Allo Sviluppo economico, sempre con la carica di viceministro, va Carlo Calenda di Scelta civica, vicino a Montezemolo. Accanto a Emma Bonino alla Farnesina ci saranno tre viceministri, Lapo Pistelli, Bruno Arachi (consigliere diplomatico di Berlusconi a Palazzo Chigi) e Marta Dassù. Alla Giustizia altro equilibrio perfetto Pd-Pdl con la nomina di Giuseppe Beretta e Cosimo Ferri come sottosegretari. Tra le new entry il sindaco di Salerno Vincenzo De Luca che diventa viceministro alle Infrastrutture.

Un uomo di Alfano, Giuseppe Castiglione, ex presidente dell'Unione delle province, andrà alle Politiche comunitarie. Al lavoro un solo viceministro (Cecilia Guerra) e due sottosegretari (Jole Santelli e Carlo Dell'Aringa). Tra i sottosegretari alla presidenza del Consiglio spiccano i nomi di Gianfranco Miccichè, leader di Grande Sud, che si occuperà di Pubblica amministrazione (una nomina che fa già discutere sul web), e il nome di Micaela Biancofiore, una delle amazzoni berlusconiane.
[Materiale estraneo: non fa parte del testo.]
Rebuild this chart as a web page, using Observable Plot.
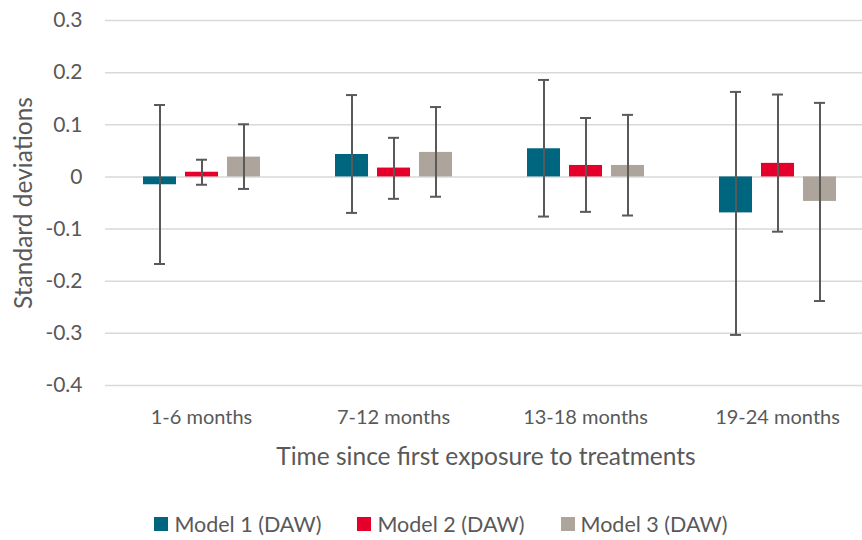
<!DOCTYPE html>
<html><head><meta charset="utf-8">
<script src="https://cdn.jsdelivr.net/npm/d3@7"></script>
<script src="https://cdn.jsdelivr.net/npm/@observablehq/plot@0.6"></script>
<style>
body{margin:0;background:#fff;font-family:Lato,"Open Sans",sans-serif;}
#wrap{position:relative;width:862px;height:540px;overflow:hidden;}
#chart{position:absolute;left:0;top:0;}
#chart g[aria-label="y-axis tick label"]{font-size:21px;}
#chart g[aria-label="fx-axis tick label"]{font-size:20px;}
#ytitle{position:absolute;left:22px;top:203px;transform:translate(-50%,-50%) rotate(-90deg);white-space:nowrap;font-size:24.5px;color:#595959;}
#xtitle{position:absolute;left:486px;top:455px;transform:translate(-50%,-50%);white-space:nowrap;font-size:24.5px;color:#595959;}
#legend{position:absolute;left:0;width:862px;top:524px;transform:translateY(-50%);display:flex;justify-content:center;align-items:center;gap:36px;font-size:21.5px;color:#595959;padding-left:20px;box-sizing:border-box;}
#legend span.sw{display:inline-block;width:14px;height:14px;margin-right:6px;}
#legend div{display:flex;align-items:center;}
</style></head>
<body><div id="wrap"><div id="chart"></div>
<div id="ytitle">Standard deviations</div>
<div id="xtitle">Time since first exposure to treatments</div>
<div id="legend"></div></div>
<script>
const groups = ["1-6 months","7-12 months","13-18 months","19-24 months"];
const models = ["Model 1 (DAW)","Model 2 (DAW)","Model 3 (DAW)"];
const colors = ["#00667F","#E4002B","#ADA59B"];
const m1 = [-0.015, 0.043, 0.054, -0.069];
const m1Lo = [-0.167, -0.069, -0.076, -0.303];
const m1Hi = [0.138, 0.157, 0.186, 0.163];
const m2 = [0.009, 0.017, 0.022, 0.026];
const m2Lo = [-0.015, -0.042, -0.067, -0.105];
const m2Hi = [0.033, 0.075, 0.113, 0.158];
const m3 = [0.038, 0.047, 0.022, -0.047];
const m3Lo = [-0.023, -0.038, -0.074, -0.238];
const m3Hi = [0.101, 0.134, 0.119, 0.142];
const yTicks = [-0.4,-0.3,-0.2,-0.1,0,0.1,0.2,0.3];

const series = [[m1,m1Lo,m1Hi],[m2,m2Lo,m2Hi],[m3,m3Lo,m3Hi]];
const data = [];
groups.forEach((g,i)=>models.forEach((m,j)=>{
  data.push({group:g, model:m, value:series[j][0][i], lo:series[j][1][i], hi:series[j][2][i]});
}));

const chart = Plot.plot({
  width: 862, height: 490,
  marginLeft: 105, marginRight: -11, marginTop: 20, marginBottom: 105,
  style: {fontFamily: "Lato, 'Open Sans', sans-serif", color: "#595959", overflow: "hidden"},
  fx: {domain: groups, padding: 0},
  x: {domain: models, paddingInner: 0.22, paddingOuter: 0.87, axis: null},
  y: {domain: [-0.4, 0.3], ticks: yTicks},
  color: {domain: models, range: colors},
  marks: [
    Plot.ruleY(yTicks, {stroke: "#D9D9D9", strokeWidth: 1.5}),
    Plot.axisY({ticks: yTicks, tickSize: 0, tickPadding: 23, tickFormat: d => d === 0 ? "0" : d.toFixed(1), label: null}),
    Plot.axisFx({anchor: "bottom", tickSize: 0, tickPadding: 24, label: null}),
    Plot.barY(data, {fx: "group", x: "model", y: "value", fill: "model"}),
    Plot.ruleX(data, {fx: "group", x: "model", y1: "lo", y2: "hi", stroke: "#595959", strokeWidth: 2}),
    Plot.tickY(data, {fx: "group", x: "model", y: "lo", stroke: "#595959", strokeWidth: 2, inset: 11}),
    Plot.tickY(data, {fx: "group", x: "model", y: "hi", stroke: "#595959", strokeWidth: 2, inset: 11})
  ]
});
document.getElementById("chart").appendChild(chart);
const lg = document.getElementById("legend");
models.forEach((m,j)=>{
  const it = document.createElement("div");
  it.innerHTML = `<span class="sw" style="background:${colors[j]}"></span>${m}`;
  lg.appendChild(it);
});
</script></body></html>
Da Palazzo Chigi si occuperà di editoria il Democratico Giovanni Legnini.

La nomina dei 10 viceministri non comporterà alcun costo aggiuntivo perché i loro uffici saranno uniformati a quelli dei sottosegretari.

Nella giornata di ieri è girato un nome per il vertice della Polizia, quello di Franco Gabrielli, attuale capo del Dipartimento della Protezione civile. Fonti parlamentari riferiscono che il nome di Gabrielli sarebbe stato avanzato da Letta. Il Pdl sembra contrario a questa ipotesi e avrebbe invitato il ministro dell'Interno Alfano ad opporsi.